3. Oftentimes, I walk into the laundry room and encounter a student staring in horror at an open machine. Before I can inquire as to whether a garment ghost has at last arisen from the cemetery, the launderer advises me, “I wouldn’t use A2. It seems like there’s been some kind of an… umm…” Inevitably, they are staring at a puddle of cloudy liquid at the base of the machine. It’s kind of like a bucketful of mop-wrung water, and it’s best if you are warned about it and/or notice it prior to absentmindedly tossing your clothes into the murky mess like I once did.

4. If the puddle doesn’t drown my laundry, then its pint-sized, detergent container counterpart is liable to bespatter me.

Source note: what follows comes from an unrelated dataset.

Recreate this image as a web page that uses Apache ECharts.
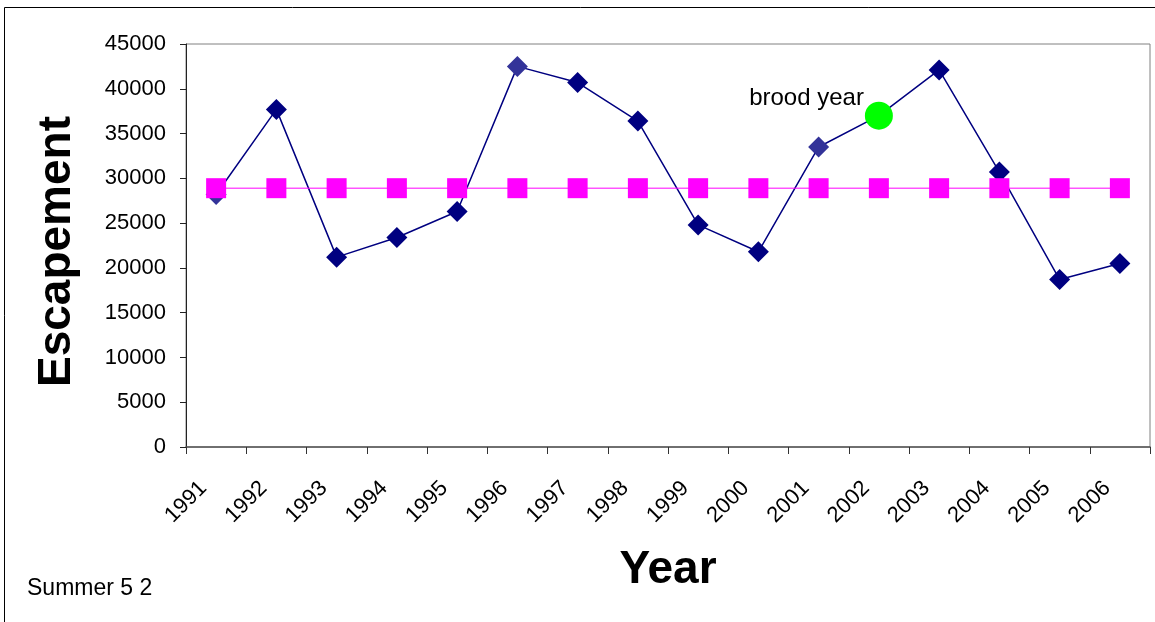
<!DOCTYPE html>
<html>
<head>
<meta charset="utf-8">
<title>Summer 5 2 escapement</title>
<script src="https://cdn.jsdelivr.net/npm/echarts@6/dist/echarts.min.js"></script>
<style>
  html, body { margin: 0; padding: 0; background: #fff; }
  #chart { width: 1155px; height: 622px; }
</style>
</head>
<body>
<div id="chart"></div>
<script>
// Escapement by year, with the reference level and the brood year marked
const years = ['1991','1992','1993','1994','1995','1996','1997','1998',
               '1999','2000','2001','2002','2003','2004','2005','2006'];
const escapement = [28200, 37700, 21200, 23400, 26300, 42500, 40700, 36400,
                    24800, 21800, 33500, 37000, 42100, 30700, 18700, 20500];
const referenceLevel = [28900, 28900, 28900, 28900, 28900, 28900, 28900, 28900,
                        28900, 28900, 28900, 28900, 28900, 28900, 28900, 28900];
const lighterMarkerYears = ['1991', '1996', '2001'];
const broodYear = '2002';
const broodLabel = 'brood year';
const yTicks = { min: 0, max: 45000, interval: 5000 };

const FONT = '"Liberation Sans", Arial, sans-serif';

const escapementData = years.map((y, i) => {
  if (y === broodYear) {
    return {
      value: escapement[i],
      symbol: 'circle',
      symbolSize: 28,
      itemStyle: { color: '#00ff00' },
      label: {
        show: true,
        formatter: broodLabel,
        position: 'left',
        distance: 1,
        offset: [0, -17],
        color: '#000',
        fontFamily: FONT,
        fontSize: 24
      }
    };
  }
  if (lighterMarkerYears.includes(y)) {
    return { value: escapement[i], itemStyle: { color: '#333399' } };
  }
  return escapement[i];
});

const chart = echarts.init(document.getElementById('chart'));
chart.setOption({
  animation: false,
  backgroundColor: '#fff',
  grid: {
    left: 186, right: 5, top: 44, bottom: 175,
    show: true, borderColor: '#808080', borderWidth: 1
  },
  graphic: [
    {
      type: 'rect',
      shape: { x: 4.5, y: 7.5, width: 1200, height: 700 },
      style: { fill: 'none', stroke: '#000', lineWidth: 1 },
      silent: true
    },
    {
      type: 'text',
      left: 27, top: 577,
      style: { text: 'Summer 5 2', fill: '#000', font: '23px ' + FONT }
    }
  ],
  xAxis: {
    type: 'category',
    data: years,
    boundaryGap: true,
    name: 'Year',
    nameLocation: 'middle',
    nameGap: 100,
    nameTextStyle: { fontFamily: FONT, fontSize: 46, fontWeight: 'bold', color: '#000' },
    axisLine: { lineStyle: { color: '#555', width: 1.5 } },
    axisTick: { show: true, length: 7, lineStyle: { color: '#333' } },
    axisLabel: {
      rotate: 45, margin: 25, padding: [0, 18, 0, 0], color: '#000',
      fontFamily: FONT, fontSize: 22, interval: 0
    },
    splitLine: { show: false }
  },
  yAxis: {
    type: 'value',
    min: yTicks.min, max: yTicks.max, interval: yTicks.interval,
    name: 'Escapement',
    nameLocation: 'middle',
    nameGap: 106,
    nameTextStyle: {
      fontFamily: FONT, fontSize: 46, fontWeight: 'bold', color: '#000',
      padding: [0, 12, 0, 0]
    },
    axisLine: { show: true, lineStyle: { color: '#222', width: 1 } },
    axisTick: { show: true, length: 6, lineStyle: { color: '#222' } },
    axisLabel: {
      margin: 20, color: '#000', fontFamily: FONT, fontSize: 22,
      formatter: v => String(v)
    },
    splitLine: { show: false }
  },
  series: [
    {
      name: 'Escapement',
      type: 'line',
      data: escapementData,
      symbol: 'diamond',
      symbolSize: 21,
      showAllSymbol: true,
      lineStyle: { color: '#000080', width: 1.5 },
      itemStyle: { color: '#000080' },
      z: 2
    },
    {
      name: 'Reference',
      type: 'line',
      data: referenceLevel,
      symbol: 'rect',
      symbolSize: 20,
      showAllSymbol: true,
      lineStyle: { color: '#ff00ff', width: 1 },
      itemStyle: { color: '#ff00ff' },
      z: 3
    }
  ]
});
</script>
</body>
</html>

Opening the container necessitates a forceful yank, since it’s practically glued shut with soap residue. So I tug it open, and a cloudy liquid splatters everywhere.

5. Then there’s the powdery floor (run your fingertips across it—you’ll see what I mean), which is home to dried out Clorox wipes, squashed gum wrappers, toppled hampers, tissue balls, lint balls and hairballs. As I pull my newly laundered sheets out of the washing machine, they inevitably sag onto the dusty hairiness. Desperate to escape from the sauna (How is the laundry room 80-something degrees when it’s 20-something outside with a foot of snow on the ground?!), I pretend like it never happened, shove them back into my laundry basket (where they effectively contaminate my still-soaked towels, bathrobe and the like), and cuddle up in them every night.